Review: ‘Mission: Impossible – Fallout’ (Cavill-Stache Kills)

Twenty-two years on and still not settling for Mission: Difficult.

Haunted by his past but as determined as ever, IMF agent Ethan Hunt (Tom Cruise) accepts his newest mission: the return of three weapons-grade spheres of plutonium before they can be claimed by the remains of the clandestine Rogue Nation, a group rebranding themselves as “The Apostles.” When the deal goes sour and the spheres are stolen, Secretary Hunley (Alec Baldwin) finds his authority over the IMF undermined by Erica Sloan (Angela Bassett) who wants her trusted agent-with-mustache installed (Henry Cavill) to keep an eye on Ethan after his questionable failure. With his support team of Luther (Ving Rhames) and Benji (Simon Pegg) watching his back along with the apt appearance of an old contact (Rebecca Ferguson), Ethan does what he’s best at — but this time the stakes are not only the world but as personal as they come.
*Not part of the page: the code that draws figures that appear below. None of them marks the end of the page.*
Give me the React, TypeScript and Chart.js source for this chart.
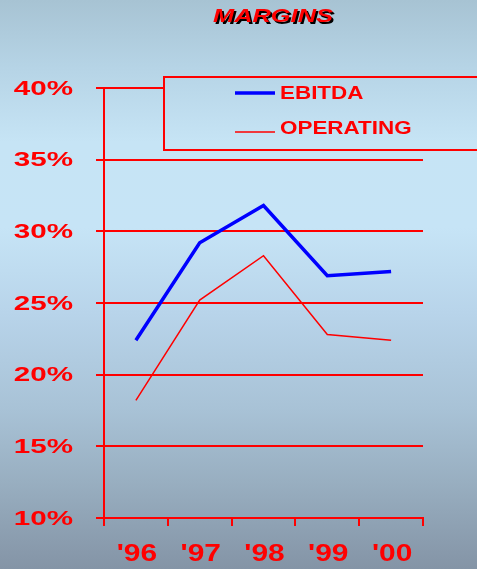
import React, { useEffect, useRef } from 'react';
import { Chart, registerables } from 'chart.js';

Chart.register(...registerables);

const categories = ["'96", "'97", "'98", "'99", "'00"];
const ebitda = [22.4, 29.2, 31.8, 26.9, 27.2];
const operating = [18.2, 25.2, 28.3, 22.8, 22.4];
const yTickValues = [10, 15, 20, 25, 30, 35, 40];
const seriesNames = ['EBITDA', 'OPERATING'];
const chartTitle = 'MARGINS';

const RED = '#ff0000';
const BLUE = '#0000ff';
const FAM = '"Liberation Sans", Arial, sans-serif';

function makeGradient(ctx: CanvasRenderingContext2D, h: number) {
  const g = ctx.createLinearGradient(0, 0, 0, h);
  g.addColorStop(0, '#a7c3d3');
  g.addColorStop(0.12, '#b6d4e6');
  g.addColorStop(0.25, '#c6e4f5');
  g.addColorStop(0.4, '#c6e4f6');
  g.addColorStop(0.55, '#b8d4ea');
  g.addColorStop(0.72, '#a8c2d6');
  g.addColorStop(0.85, '#98aec0');
  g.addColorStop(1, '#8494a6');
  return g;
}

function stretchedText(
  ctx: CanvasRenderingContext2D,
  text: string,
  x: number,
  y: number,
  sx: number,
  font: string,
  color: string,
  align: CanvasTextAlign
) {
  ctx.save();
  ctx.font = font;
  ctx.fillStyle = color;
  ctx.textAlign = align;
  ctx.textBaseline = 'middle';
  ctx.translate(x, y);
  ctx.scale(sx, 1);
  ctx.fillText(text, 0, 0);
  ctx.restore();
}

const decorPlugin = {
  id: 'decor',
  beforeDraw(chart: any) {
    const ctx = chart.ctx as CanvasRenderingContext2D;
    ctx.save();
    ctx.fillStyle = makeGradient(ctx, chart.height);
    ctx.fillRect(0, 0, chart.width, chart.height);
    ctx.restore();
  },
  afterDraw(chart: any) {
    const ctx = chart.ctx as CanvasRenderingContext2D;
    const ys = chart.scales.y;
    const xs = chart.scales.x;
    const area = chart.chartArea;

    // y tick labels
    yTickValues.forEach((v) => {
      const py = ys.getPixelForValue(v);
      stretchedText(ctx, `${v}%`, ys.right - 31, py + 1, 1.48, `bold 20px ${FAM}`, RED, 'right');
    });

    // x tick labels
    categories.forEach((c, i) => {
      const px = xs.getPixelForValue(i);
      stretchedText(ctx, c, px + 1, xs.top + 37, 1.3, `bold 23px ${FAM}`, RED, 'center');
    });

    // legend box
    const bx = area.left + 60;
    const by = area.top - 11;
    const bh = 73;
    ctx.save();
    ctx.fillStyle = makeGradient(ctx, chart.height);
    ctx.fillRect(bx, by, chart.width - bx + 10, bh);
    ctx.strokeStyle = RED;
    ctx.lineWidth = 2;
    ctx.strokeRect(bx, by, chart.width - bx + 10, bh);
    ctx.restore();

    const ds = chart.data.datasets;
    const rows = [
      { lineY: by + 16, textY: by + 17 },
      { lineY: by + 55, textY: by + 52 },
    ];
    ds.forEach((d: any, i: number) => {
      const r = rows[i];
      ctx.save();
      ctx.strokeStyle = d.borderColor;
      ctx.lineWidth = d.borderWidth;
      ctx.beginPath();
      ctx.moveTo(bx + 71, r.lineY);
      ctx.lineTo(bx + 111, r.lineY);
      ctx.stroke();
      ctx.restore();
      stretchedText(ctx, d.label, bx + 116, r.textY, 1.18, `bold 19px ${FAM}`, RED, 'left');
    });

    // title
    const tx = 273;
    const ty = 17;
    stretchedText(ctx, chartTitle, tx + 2, ty + 2, 1.41, `italic bold 18px ${FAM}`, '#000000', 'center');
    stretchedText(ctx, chartTitle, tx, ty, 1.41, `italic bold 18px ${FAM}`, RED, 'center');
  },
};

export default function App() {
  const canvasRef = useRef<HTMLCanvasElement | null>(null);

  useEffect(() => {
    const canvas = canvasRef.current;
    if (!canvas) return;
    const chart = new Chart(canvas, {
      type: 'line',
      data: {
        labels: categories,
        datasets: [
          {
            label: seriesNames[0],
            data: ebitda,
            borderColor: BLUE,
            borderWidth: 3.5,
            pointRadius: 0,
            tension: 0,
            fill: false,
          },
          {
            label: seriesNames[1],
            data: operating,
            borderColor: RED,
            borderWidth: 1.5,
            pointRadius: 0,
            tension: 0,
            fill: false,
          },
        ],
      },
      options: {
        animation: false,
        responsive: true,
        maintainAspectRatio: false,
        devicePixelRatio: 1,
        layout: { padding: { top: 88, right: 54, left: 0, bottom: 0 } },
        plugins: {
          legend: { display: false },
          title: { display: false },
          tooltip: { enabled: false },
        },
        scales: {
          x: {
            type: 'category',
            offset: true,
            ticks: { display: false, autoSkip: false },
            grid: {
              display: true,
              offset: true,
              drawOnChartArea: false,
              drawTicks: true,
              tickLength: 8,
              color: RED,
              lineWidth: 2,
            },
            border: { display: true, color: RED, width: 2 },
            afterFit: (scale: any) => {
              scale.height = 51;
            },
          },
          y: {
            min: 10,
            max: 40,
            ticks: { display: false, stepSize: 5 },
            grid: {
              display: true,
              drawTicks: true,
              tickLength: 8,
              color: RED,
              lineWidth: 2,
            },
            border: { display: true, color: RED, width: 2 },
            afterFit: (scale: any) => {
              scale.width = 104;
            },
          },
        },
      },
      plugins: [decorPlugin],
    } as any);
    return () => chart.destroy();
  }, []);

  return (
    <div style={{ position: 'absolute', left: 0, top: 0, width: 477, height: 569 }}>
      <canvas ref={canvasRef} />
    </div>
  );
}
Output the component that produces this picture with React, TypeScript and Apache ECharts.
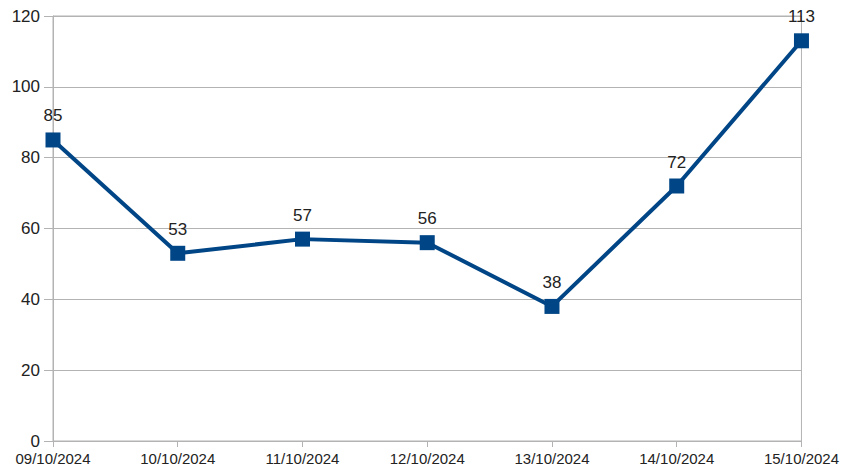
import React, { useEffect, useRef } from "react";
import * as echarts from "echarts";

const categories = ["09/10/2024", "10/10/2024", "11/10/2024", "12/10/2024", "13/10/2024", "14/10/2024", "15/10/2024"];
const values = [85, 53, 57, 56, 38, 72, 113];

export default function App() {
  const ref = useRef<HTMLDivElement>(null);
  useEffect(() => {
    document.body.style.margin = "0";
    const chart = echarts.init(ref.current!, null, { renderer: "svg" });
    chart.setOption({
      animation: false,
      backgroundColor: "#ffffff",
      textStyle: { fontFamily: "Liberation Sans" },
      grid: { left: 53, right: 40, top: 16, bottom: 30, containLabel: false, show: true, borderColor: "#b3b3b3", borderWidth: 1 },
      xAxis: {
        type: "category",
        data: categories,
        boundaryGap: false,
        axisLine: { lineStyle: { color: "#b3b3b3", width: 1 } },
        axisTick: { show: true, length: 6, alignWithLabel: true, lineStyle: { color: "#b3b3b3" } },
        axisLabel: { color: "#222", fontSize: 15, margin: 10, interval: 0 },
        splitLine: { show: false },
      },
      yAxis: {
        type: "value",
        min: 0,
        max: 120,
        interval: 20,
        axisLine: { show: true, lineStyle: { color: "#b3b3b3" } },
        axisTick: { show: true, length: 9, lineStyle: { color: "#b3b3b3" } },
        axisLabel: { color: "#222", fontSize: 17, margin: 13 },
        splitLine: { show: true, lineStyle: { color: "#b3b3b3" } },
      },
      series: [
        {
          type: "line",
          data: values,
          symbol: "rect",
          symbolSize: 15,
          lineStyle: { color: "#004586", width: 4 },
          itemStyle: { color: "#004586" },
          label: { show: true, position: "top", distance: 8, color: "#222", fontSize: 17 },
        },
      ],
    });
    return () => chart.dispose();
  }, []);
  return <div ref={ref} style={{ width: 842, height: 471 }} />;
}
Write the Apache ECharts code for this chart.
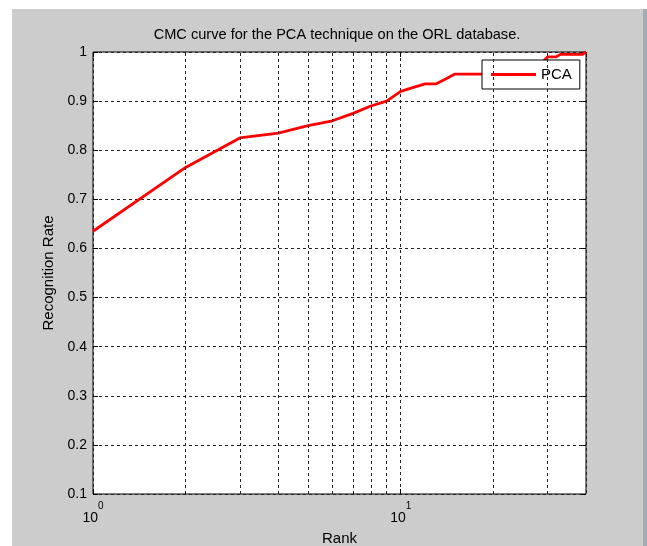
<!DOCTYPE html>
<html>
<head>
<meta charset="utf-8">
<script src="https://cdn.jsdelivr.net/npm/echarts@6/dist/echarts.min.js"></script>
<style>
  body { margin: 0; background: #fff; }
  #frame {
    position: absolute; left: 12px; top: 9px; width: 631px; height: 537px;
    background: #cccccc; border-right: 4px solid #a3abb3;
  }
  #chart { position: absolute; left: 0; top: 0; width: 647px; height: 546px; }
</style>
</head>
<body>
<div id="frame"></div>
<div id="chart"></div>
<script>
// rank 1..40 on a log axis
const ranks = [1, 2, 3, 4, 5, 6, 7, 8, 9, 10,
  11, 12, 13, 14, 15, 16, 17, 18, 19, 20,
  21, 22, 23, 24, 25, 26, 27, 28, 29, 30,
  31, 32, 33, 34, 35, 36, 37, 38, 39, 40];
const pcaRates = [0.635, 0.765, 0.825, 0.835, 0.85, 0.86, 0.875, 0.89, 0.90, 0.92,
  0.928, 0.935, 0.935, 0.945, 0.955, 0.955, 0.955, 0.955, 0.955, 0.96,
  0.96, 0.96, 0.965, 0.965, 0.97, 0.97, 0.975, 0.975, 0.98, 0.99,
  0.99, 0.99, 0.995, 0.995, 0.995, 0.995, 0.995, 0.995, 0.995, 1.0];
// log grid lines between the decades
const minorRanks = [2, 3, 4, 5, 6, 7, 8, 9, 20, 30];
const decadeLabels = { 1: '0', 10: '1' };

const font = "'Liberation Sans', Arial, sans-serif";
const gridLine = { color: '#222', width: 1, type: [3, 3] };

const chart = echarts.init(document.getElementById('chart'));

const option = {
  backgroundColor: 'transparent',
  textStyle: { fontFamily: font },
  title: {
    text: 'CMC curve for the PCA technique on the ORL database.',
    left: 337,
    top: 27,
    padding: 0,
    textAlign: 'center',
    textStyle: { fontFamily: font, fontSize: 14.6, fontWeight: 'normal', color: '#000' }
  },
  legend: {
    data: ['PCA'],
    left: 482,
    top: 60,
    icon: 'rect',
    itemWidth: 45,
    itemHeight: 3,
    padding: [7, 8, 7, 9],
    backgroundColor: '#fff',
    borderColor: '#000',
    borderWidth: 1,
    textStyle: { fontFamily: font, fontSize: 15, color: '#000' }
  },
  grid: {
    left: 93, top: 52, right: 61, bottom: 52,
    outerBoundsMode: 'none',
    show: true, backgroundColor: '#fff', borderColor: '#000', borderWidth: 1
  },
  xAxis: [
    {
      type: 'log', logBase: 10, min: 1, max: 40,
      name: 'Rank', nameLocation: 'middle', nameGap: 37,
      nameTextStyle: { fontFamily: font, fontSize: 15, color: '#000' },
      axisLine: { show: false },
      axisTick: { inside: true, length: 5, lineStyle: { color: '#000' } },
      splitLine: { show: true, lineStyle: gridLine },
      axisLabel: {
        margin: 7,
        showMaxLabel: false,
        formatter: v => decadeLabels[v] !== undefined ? '{b|10}{s|' + decadeLabels[v] + '}' : '',
        rich: {
          b: { fontFamily: font, fontSize: 14, color: '#000', lineHeight: 24, verticalAlign: 'bottom' },
          s: { fontFamily: font, fontSize: 10, color: '#000', lineHeight: 24, verticalAlign: 'top' }
        }
      }
    },
    {
      type: 'log', logBase: 10, min: 1, max: 40, position: 'top',
      axisLine: { show: false },
      axisTick: { inside: true, length: 5, lineStyle: { color: '#000' } },
      axisLabel: { show: false },
      splitLine: { show: false }
    }
  ],
  yAxis: [
    {
      type: 'value', min: 0.1, max: 1, interval: 0.1,
      name: 'Recognition Rate', nameLocation: 'middle', nameGap: 33,
      nameTextStyle: { fontFamily: font, fontSize: 15, color: '#000' },
      axisLine: { show: false },
      axisTick: { inside: true, length: 5, lineStyle: { color: '#000' } },
      splitLine: { show: true, lineStyle: gridLine },
      axisLabel: { margin: 6, fontFamily: font, fontSize: 14, color: '#000' }
    },
    {
      type: 'value', min: 0.1, max: 1, interval: 0.1, position: 'right',
      axisLine: { show: false },
      axisTick: { inside: true, length: 5, lineStyle: { color: '#000' } },
      axisLabel: { show: false },
      splitLine: { show: false }
    }
  ],
  series: [
    {
      name: 'grid',
      type: 'line',
      z: 1,
      data: [],
      silent: true,
      markLine: {
        silent: true,
        symbol: 'none',
        label: { show: false },
        lineStyle: gridLine,
        animation: false,
        data: minorRanks.map(r => ({ xAxis: r }))
      }
    },
    {
      name: 'PCA',
      type: 'line',
      z: 3,
      data: ranks.map((r, i) => [r, pcaRates[i]]),
      symbol: 'none',
      color: '#ff0000',
      lineStyle: { color: '#ff0000', width: 2.8 },
      animation: false
    }
  ]
};

chart.setOption(option);
</script>
</body>
</html>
Since re-inventing the television series in 1996 for cinema by ripping up the team dynamic, it took J.J. Abrams directing M:I-3 to bring it back, reinstating a physical team to counter the Bond-like antics of Cruise’s Agent Hunt. Brad Bird carried this concept into Ghost Protocol before director Christopher McQuarrie escalated it into Rogue Nation, establishing a SPECTRE-like organization of former spies fed up with the shallow commands of their political masters. As the first actual sequel to a previous installment, Fallout touches on nearly every Cruise-controlled mission before it, but will recapturing the imagination and adventure for summer audiences translate into continued success at the box office?

In a world where it’s become politically incorrect to accuse an entire nation of being “bad guys,” the spy vs. spy dynamic rules the roost, recently illustrated by the success of Charlize Theron’s Atomic Blonde. The game is no longer out-teching the competition — everyone has access to the same — but to use it in the most unpredictable ways that count on misdirection and taking advantage of spy-thought. By combining a complex plot for thinkers, an action-adventure for thrill-seekers, and a buddy-comedy dynamic for those still on the fence, Mission: Impossible – Fallout is prebuilt to accomplish what few can: appeal to just about everyone and sacrifice nothing for it.

The Cruise/McQuarrie dynamic is now in its third film, hinting at the shorthand and trust these two have in making a film together. While it’s a valid complaint many sequences in Fallout go on too long — the helicopter and motorcycle chases to name two — they’re not without purpose. The film stuffs a lot of plot into two hours and twenty minutes, to the point where Cavill’s character Walker even hangs a lantern on the thought of how over-complicated it is… and he’s right. The best bits are the double-crosses, showing us what’s right in front of us and then showing us what really happened, a clandestine chess game where having the tech toys isn’t as important as exploiting them to their fullest. Getting in on the espionage act briefly this time, Baldwin’s Hunley admits he gets why the IMF enjoys the work.

To the advertising team’s credit, very little is revealed about the actual plot in the trailers, seeding more than a little misdirection with both dream sequences and out-of-order staged stunts, all used to the best effect. If there’s anything bad to be said about the film, it’s predictable in its unpredictability: something always goes wrong and there’s one more unknown variable that pops up at the last moment, so you know nothing goes exactly the way you think it will until the last wire is cut, the bad guy is foiled, and the day is saved. You didn’t buy a movie ticket to watch evil win, did you? That’s what horror films are for.

Mission: Impossible – Fallout is rated PG-13 for violence and intense sequences of action, for brief strong language, you’re going to do what with a helicopter…?!